Exercise requirements: Exact reproduction is required for the lines bounded by the one containing "Emit a Python" and the one containing "plt.rcParams['mathtext.fontset'] = 'stix'", both bounds included. Print them without any pictures.

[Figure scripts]
━━━━━━━━━━━━━━━━

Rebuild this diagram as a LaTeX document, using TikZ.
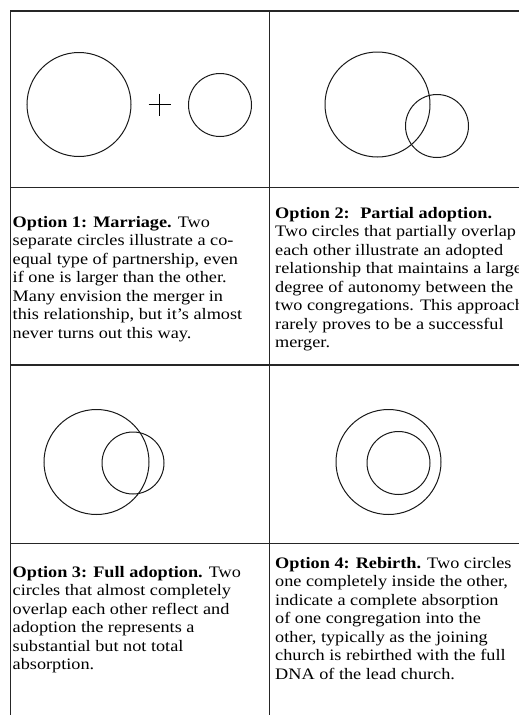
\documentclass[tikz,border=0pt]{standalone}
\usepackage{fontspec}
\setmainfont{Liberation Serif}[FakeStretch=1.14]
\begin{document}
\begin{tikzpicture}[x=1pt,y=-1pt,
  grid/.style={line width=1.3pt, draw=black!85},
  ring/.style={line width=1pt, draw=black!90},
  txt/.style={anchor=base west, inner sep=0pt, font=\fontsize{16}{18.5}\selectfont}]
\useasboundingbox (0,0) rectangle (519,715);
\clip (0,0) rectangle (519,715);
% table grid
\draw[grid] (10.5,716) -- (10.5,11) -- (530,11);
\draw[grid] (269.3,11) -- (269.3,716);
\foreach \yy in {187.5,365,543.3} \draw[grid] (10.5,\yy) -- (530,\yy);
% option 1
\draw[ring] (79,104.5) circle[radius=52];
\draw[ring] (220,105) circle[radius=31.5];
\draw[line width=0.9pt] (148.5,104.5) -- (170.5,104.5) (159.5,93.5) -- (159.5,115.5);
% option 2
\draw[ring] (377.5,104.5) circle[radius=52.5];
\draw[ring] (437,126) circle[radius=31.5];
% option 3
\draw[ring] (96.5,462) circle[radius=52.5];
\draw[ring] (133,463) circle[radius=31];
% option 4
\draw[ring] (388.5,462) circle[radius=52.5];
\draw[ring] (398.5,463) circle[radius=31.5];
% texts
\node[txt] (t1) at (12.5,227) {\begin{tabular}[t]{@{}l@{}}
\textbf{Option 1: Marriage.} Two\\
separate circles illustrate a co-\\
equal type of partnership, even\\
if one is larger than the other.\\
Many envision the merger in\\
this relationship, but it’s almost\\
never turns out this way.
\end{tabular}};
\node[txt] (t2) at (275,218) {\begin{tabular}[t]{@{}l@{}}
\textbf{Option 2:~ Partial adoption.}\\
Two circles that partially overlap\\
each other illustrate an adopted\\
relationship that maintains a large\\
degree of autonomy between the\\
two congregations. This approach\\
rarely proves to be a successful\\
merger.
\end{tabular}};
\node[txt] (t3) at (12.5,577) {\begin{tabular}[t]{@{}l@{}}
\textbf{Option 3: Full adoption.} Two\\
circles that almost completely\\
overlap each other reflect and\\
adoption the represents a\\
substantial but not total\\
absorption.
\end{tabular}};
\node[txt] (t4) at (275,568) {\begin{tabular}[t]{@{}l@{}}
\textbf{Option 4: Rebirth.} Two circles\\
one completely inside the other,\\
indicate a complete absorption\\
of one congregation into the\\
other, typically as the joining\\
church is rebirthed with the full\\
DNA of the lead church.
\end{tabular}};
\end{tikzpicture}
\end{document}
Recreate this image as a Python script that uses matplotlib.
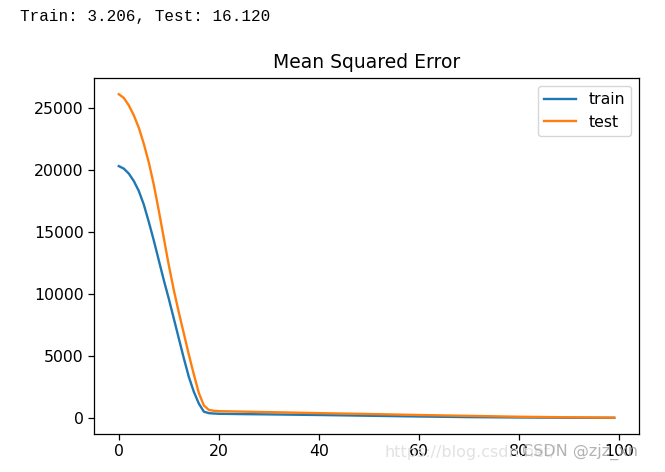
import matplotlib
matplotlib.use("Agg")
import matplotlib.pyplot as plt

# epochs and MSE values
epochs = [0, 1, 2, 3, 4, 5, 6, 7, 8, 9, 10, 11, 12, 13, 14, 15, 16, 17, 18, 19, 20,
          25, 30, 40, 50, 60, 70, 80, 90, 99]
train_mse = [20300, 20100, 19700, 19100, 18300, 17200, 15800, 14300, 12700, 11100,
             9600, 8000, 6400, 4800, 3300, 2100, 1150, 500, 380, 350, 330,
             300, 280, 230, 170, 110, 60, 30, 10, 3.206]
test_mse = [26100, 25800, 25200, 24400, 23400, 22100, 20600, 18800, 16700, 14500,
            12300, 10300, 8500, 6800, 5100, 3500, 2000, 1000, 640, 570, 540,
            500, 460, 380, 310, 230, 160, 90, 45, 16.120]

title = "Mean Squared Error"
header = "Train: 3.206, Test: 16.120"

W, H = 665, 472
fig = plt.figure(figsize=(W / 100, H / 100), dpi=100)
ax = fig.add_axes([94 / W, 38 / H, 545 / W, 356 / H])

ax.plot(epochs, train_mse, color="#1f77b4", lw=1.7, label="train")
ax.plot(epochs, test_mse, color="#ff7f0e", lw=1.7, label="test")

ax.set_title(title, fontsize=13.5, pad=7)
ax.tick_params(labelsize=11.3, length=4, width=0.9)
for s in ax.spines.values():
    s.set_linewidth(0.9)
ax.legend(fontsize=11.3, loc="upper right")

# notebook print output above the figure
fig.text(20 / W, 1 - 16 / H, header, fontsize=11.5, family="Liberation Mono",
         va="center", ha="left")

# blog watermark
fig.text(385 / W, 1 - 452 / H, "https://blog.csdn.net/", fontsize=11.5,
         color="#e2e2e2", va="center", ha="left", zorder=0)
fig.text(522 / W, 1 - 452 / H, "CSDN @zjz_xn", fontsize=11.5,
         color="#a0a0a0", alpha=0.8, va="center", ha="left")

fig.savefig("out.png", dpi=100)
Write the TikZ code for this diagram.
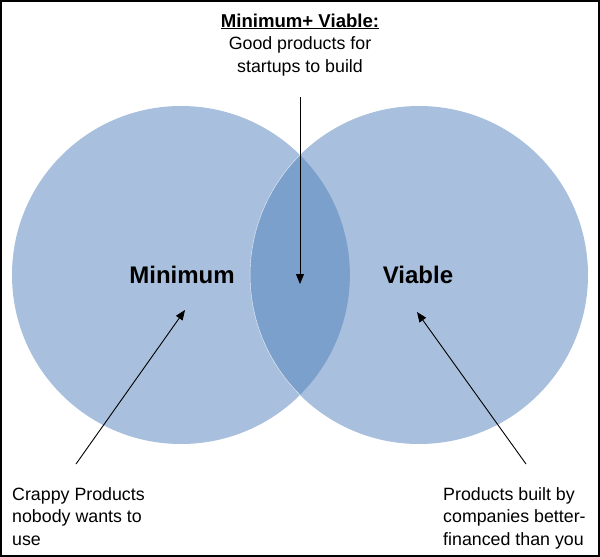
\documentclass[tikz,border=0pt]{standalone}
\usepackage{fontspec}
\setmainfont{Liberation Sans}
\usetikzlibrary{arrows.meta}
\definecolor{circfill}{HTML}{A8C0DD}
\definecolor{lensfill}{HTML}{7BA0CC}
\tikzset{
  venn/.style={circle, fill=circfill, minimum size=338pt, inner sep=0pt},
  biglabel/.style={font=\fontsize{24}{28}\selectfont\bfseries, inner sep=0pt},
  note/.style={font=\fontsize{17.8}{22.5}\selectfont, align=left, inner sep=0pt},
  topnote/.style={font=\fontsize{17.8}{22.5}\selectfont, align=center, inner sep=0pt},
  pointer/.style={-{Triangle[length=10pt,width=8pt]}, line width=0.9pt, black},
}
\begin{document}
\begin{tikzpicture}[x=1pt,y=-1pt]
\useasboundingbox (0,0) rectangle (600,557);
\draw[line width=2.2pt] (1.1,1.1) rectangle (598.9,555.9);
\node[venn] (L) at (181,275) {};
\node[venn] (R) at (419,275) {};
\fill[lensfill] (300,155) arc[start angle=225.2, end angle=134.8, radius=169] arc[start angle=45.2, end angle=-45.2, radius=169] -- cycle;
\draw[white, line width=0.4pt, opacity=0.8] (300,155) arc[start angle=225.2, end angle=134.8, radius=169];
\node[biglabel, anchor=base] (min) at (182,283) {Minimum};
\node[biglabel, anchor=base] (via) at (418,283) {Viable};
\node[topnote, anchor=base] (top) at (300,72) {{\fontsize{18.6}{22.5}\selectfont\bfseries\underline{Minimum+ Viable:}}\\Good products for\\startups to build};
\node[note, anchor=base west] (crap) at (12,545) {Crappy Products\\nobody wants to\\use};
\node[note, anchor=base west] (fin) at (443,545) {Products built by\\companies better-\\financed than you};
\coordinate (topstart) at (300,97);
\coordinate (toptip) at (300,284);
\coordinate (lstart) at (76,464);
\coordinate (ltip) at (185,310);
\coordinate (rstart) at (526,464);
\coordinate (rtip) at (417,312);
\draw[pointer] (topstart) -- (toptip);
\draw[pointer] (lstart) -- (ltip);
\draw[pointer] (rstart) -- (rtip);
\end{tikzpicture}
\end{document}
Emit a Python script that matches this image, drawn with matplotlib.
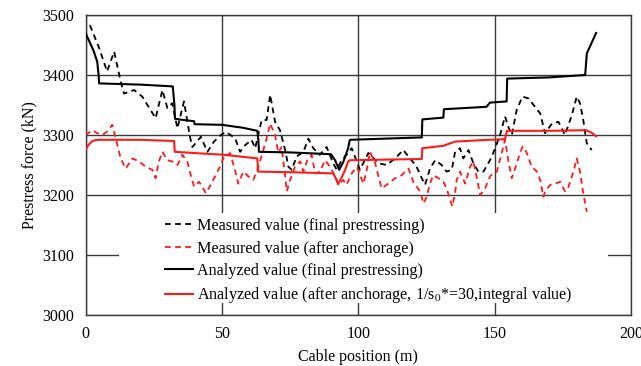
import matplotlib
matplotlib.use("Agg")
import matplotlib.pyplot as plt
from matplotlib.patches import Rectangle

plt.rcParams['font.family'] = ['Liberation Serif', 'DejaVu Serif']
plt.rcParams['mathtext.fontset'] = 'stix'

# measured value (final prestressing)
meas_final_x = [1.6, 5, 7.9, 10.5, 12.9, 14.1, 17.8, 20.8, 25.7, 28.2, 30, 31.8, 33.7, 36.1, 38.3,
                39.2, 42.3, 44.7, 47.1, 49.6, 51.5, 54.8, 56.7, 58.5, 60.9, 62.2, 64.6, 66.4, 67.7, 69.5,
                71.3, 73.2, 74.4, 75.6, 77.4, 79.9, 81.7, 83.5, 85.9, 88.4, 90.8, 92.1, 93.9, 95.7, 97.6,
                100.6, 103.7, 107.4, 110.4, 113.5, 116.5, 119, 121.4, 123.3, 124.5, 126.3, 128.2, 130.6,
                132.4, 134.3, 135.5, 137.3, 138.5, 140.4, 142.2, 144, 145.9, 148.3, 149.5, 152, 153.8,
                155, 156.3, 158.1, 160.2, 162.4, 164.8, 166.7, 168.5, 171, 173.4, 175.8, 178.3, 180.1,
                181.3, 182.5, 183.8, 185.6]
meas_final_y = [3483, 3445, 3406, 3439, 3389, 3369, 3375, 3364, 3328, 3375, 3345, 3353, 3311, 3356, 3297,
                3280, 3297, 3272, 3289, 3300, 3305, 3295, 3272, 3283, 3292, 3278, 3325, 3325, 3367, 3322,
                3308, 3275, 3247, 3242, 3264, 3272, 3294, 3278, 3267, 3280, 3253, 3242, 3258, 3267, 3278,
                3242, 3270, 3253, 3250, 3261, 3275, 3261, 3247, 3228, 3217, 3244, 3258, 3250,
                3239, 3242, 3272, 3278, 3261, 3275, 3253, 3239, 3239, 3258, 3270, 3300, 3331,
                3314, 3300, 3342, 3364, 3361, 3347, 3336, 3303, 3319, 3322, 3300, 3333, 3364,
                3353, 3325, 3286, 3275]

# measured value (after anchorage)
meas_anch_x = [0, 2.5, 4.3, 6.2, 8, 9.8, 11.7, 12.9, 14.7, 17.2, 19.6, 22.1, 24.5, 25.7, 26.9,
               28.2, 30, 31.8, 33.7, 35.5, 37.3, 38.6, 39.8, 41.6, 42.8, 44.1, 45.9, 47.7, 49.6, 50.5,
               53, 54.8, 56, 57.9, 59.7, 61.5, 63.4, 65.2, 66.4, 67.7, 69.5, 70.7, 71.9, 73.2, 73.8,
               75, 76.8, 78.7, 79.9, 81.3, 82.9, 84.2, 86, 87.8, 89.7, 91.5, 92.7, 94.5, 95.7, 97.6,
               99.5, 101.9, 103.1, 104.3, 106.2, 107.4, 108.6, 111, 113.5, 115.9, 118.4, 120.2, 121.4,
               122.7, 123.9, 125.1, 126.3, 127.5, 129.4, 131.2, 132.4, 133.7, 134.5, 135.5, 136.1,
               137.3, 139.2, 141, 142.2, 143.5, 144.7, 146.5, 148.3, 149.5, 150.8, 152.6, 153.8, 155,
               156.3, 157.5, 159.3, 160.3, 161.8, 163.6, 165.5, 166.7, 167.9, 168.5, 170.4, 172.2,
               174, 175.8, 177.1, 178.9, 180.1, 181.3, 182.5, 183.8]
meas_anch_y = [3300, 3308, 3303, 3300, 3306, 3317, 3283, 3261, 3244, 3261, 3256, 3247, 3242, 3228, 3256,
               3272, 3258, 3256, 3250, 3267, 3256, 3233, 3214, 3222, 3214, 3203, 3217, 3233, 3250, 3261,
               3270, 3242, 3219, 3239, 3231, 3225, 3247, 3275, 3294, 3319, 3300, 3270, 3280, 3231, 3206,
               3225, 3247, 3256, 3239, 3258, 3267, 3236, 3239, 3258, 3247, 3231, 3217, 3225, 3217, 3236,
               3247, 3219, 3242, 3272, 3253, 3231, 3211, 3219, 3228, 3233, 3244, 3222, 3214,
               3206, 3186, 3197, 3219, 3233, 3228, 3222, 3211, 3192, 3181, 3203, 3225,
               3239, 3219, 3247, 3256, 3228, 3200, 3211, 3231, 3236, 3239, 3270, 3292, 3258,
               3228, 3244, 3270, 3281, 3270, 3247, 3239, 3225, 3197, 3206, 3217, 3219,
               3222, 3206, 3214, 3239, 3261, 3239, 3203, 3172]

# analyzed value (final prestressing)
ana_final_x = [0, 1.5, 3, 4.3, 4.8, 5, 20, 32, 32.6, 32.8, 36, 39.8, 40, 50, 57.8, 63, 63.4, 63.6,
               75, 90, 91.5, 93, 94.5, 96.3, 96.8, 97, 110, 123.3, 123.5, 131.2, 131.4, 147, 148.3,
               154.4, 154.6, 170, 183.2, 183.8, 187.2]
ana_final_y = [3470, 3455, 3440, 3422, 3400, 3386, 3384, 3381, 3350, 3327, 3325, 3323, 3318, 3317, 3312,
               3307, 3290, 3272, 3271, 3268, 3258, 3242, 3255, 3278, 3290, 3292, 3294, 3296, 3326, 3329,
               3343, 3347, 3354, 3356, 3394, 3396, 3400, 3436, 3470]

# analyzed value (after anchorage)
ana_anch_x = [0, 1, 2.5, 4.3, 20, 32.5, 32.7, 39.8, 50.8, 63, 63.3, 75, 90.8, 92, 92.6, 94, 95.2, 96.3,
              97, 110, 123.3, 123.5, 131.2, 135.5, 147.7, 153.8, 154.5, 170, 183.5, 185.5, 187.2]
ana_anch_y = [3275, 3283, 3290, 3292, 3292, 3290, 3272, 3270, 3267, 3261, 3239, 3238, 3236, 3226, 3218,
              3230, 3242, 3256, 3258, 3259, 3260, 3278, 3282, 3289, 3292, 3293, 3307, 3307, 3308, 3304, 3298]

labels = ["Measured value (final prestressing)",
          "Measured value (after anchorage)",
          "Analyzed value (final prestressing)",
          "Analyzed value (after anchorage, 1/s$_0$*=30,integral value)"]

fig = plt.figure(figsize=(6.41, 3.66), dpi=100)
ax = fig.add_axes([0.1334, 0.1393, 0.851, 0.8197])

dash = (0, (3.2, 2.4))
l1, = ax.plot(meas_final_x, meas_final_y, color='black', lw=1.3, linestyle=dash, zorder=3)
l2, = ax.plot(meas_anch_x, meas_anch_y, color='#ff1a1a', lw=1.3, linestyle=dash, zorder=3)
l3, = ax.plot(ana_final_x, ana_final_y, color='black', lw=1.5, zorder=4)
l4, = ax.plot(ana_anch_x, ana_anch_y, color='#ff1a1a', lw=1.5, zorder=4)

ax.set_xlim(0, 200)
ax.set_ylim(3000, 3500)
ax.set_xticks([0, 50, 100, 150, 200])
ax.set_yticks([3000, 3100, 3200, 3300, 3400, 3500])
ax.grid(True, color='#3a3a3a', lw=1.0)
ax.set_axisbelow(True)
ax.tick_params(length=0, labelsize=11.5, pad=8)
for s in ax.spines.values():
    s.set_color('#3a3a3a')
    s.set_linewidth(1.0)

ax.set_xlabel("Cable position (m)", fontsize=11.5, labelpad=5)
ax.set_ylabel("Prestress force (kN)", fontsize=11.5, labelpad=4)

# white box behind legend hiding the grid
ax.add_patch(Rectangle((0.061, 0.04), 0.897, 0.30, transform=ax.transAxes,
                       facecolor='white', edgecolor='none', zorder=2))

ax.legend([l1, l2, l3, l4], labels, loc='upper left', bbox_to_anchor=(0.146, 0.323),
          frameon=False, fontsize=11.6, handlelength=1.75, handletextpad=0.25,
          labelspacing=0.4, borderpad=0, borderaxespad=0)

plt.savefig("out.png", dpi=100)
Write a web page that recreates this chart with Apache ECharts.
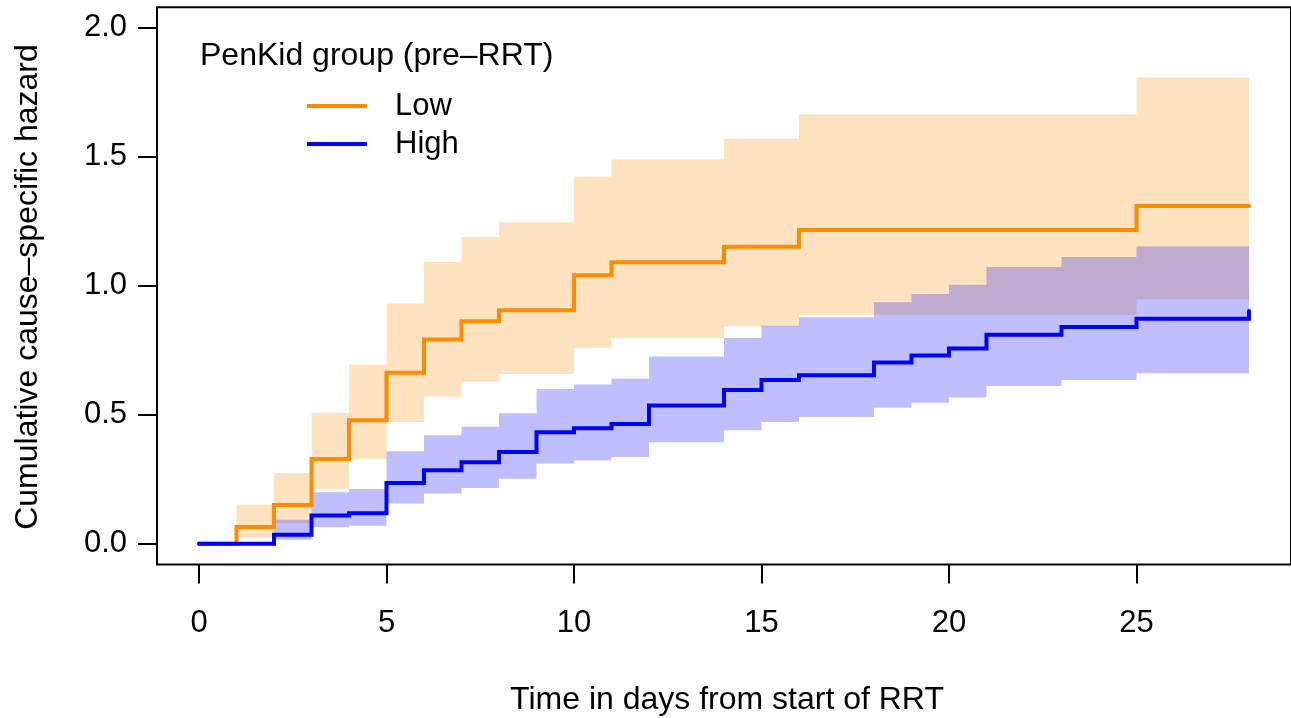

━━━━━━━━━━━━━━━━

Task output:
Emit a Python script that matches this image, drawn with matplotlib.
import matplotlib
matplotlib.use("Agg")
import matplotlib.pyplot as plt
from matplotlib.patches import Rectangle

plt.rcParams['font.family'] = ['Liberation Serif', 'DejaVu Serif']
plt.rcParams['mathtext.fontset'] = 'stix'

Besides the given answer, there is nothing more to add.